Autant le préciser d’entrée de jeu : l’objectivité n’aura pas sa place dans cette modeste évocation du grand retour discographique des britanniques d’House of Love. La relation que j’entretiens depuis tant d’années avec la formation londonienne est en effet bien trop passionnée pour imaginer me risquer à remettre en cause ici la qualité de ce très attendu « She Paints Words in Red ».
Enregistré en une dizaine de jours seulement à l’automne 2012 par Pat Collier (déjà préposé à la console lors des débuts du groupe), ce nouvel album aurait certes pu n’être qu’une nouvelle pièce anecdotique versée à l’épais dossier House of Love. Mais on sait bien que ces musiciens plus que respectables ne sont pas du genre à faire les choses à moitié, à jouer la carte du retour opportuniste et âprement négocié contre espèces sonnantes et trébuchantes. Là où le précédent et pourtant plus que convenable « Days Run Away » (2005) ne provoqua au final qu’une exaltation plutôt retenue, y compris chez les plus fidèles soutiens de la bande, on comprend cette fois dès la première écoute que les choses prennent ici une tournure autrement plus sérieuse. On retrouve ainsi intacte la magie d’un duo Guy Chadwick/Terry Bickers qui renoue avec la complémentarité légendaire de ses plus belles heures. Illuminés par les arpèges délicats du guitariste prodige, les titres les plus nerveux (« A Baby Got Back on its Feet », « Money Man »…) semblent destinés à nous faire revivre en douceur le frisson des standards « Shine On » ou « Destroy the Heart ». Sans parvenir à recréer à l’identique l’intensité de ses classiques passés, la paire négocie pourtant à merveille l’exercice délicat qui consiste à pratiquer ce qu’elle sait faire de mieux sans pour autant verser dans l’auto-parodie. Exemple criant de cette réussite, « PKR » est une nouvelle version d’un titre ancien -« Purple Killer Rose »-, qui fait pourtant résonner intensément la fraîcheur de l’inédit, sans avoir le goût du réchauffé.
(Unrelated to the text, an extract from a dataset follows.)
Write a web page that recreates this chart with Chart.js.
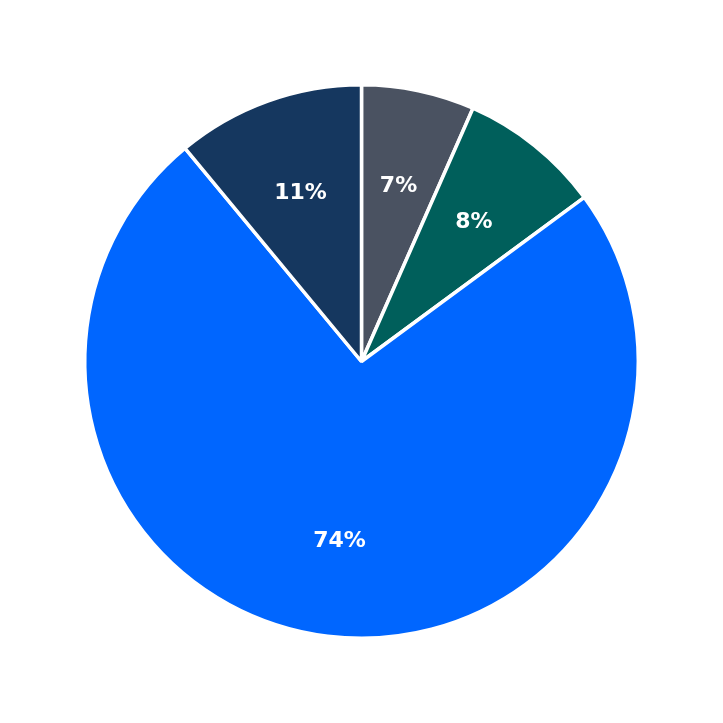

Je retiendrai surtout de cet honorable album du retour un chapelet de compositions pop-folk ciselées avec application (« Hemingway », « Sunshine Out of Rain » ou encore ma favorite « Trouble in Mind ») qui me renvoient aux tons sépias de la délicieuse promenade solitaire engagée par Guy Chadwick en 1997 (« Lazy, Soft & Slow »). C’est ici, dans des chansons au charme automnal immédiatement reconnaissable, que réside la beauté d’une écriture nostalgique que l’on n’osait plus espérer voir fréquenter à nouveau à de telles altitudes. Espérons donc maintenant que cette sixième réalisation, à la fois foncièrement humble et réellement étincelante, contribue à remette un peu de lumière sur l’une des plus fines plumes musicales du Royaume-Uni. Et, pourquoi pas, rendre ainsi à The House of Love la place qui est la sienne dans l’histoire de la pop anglaise.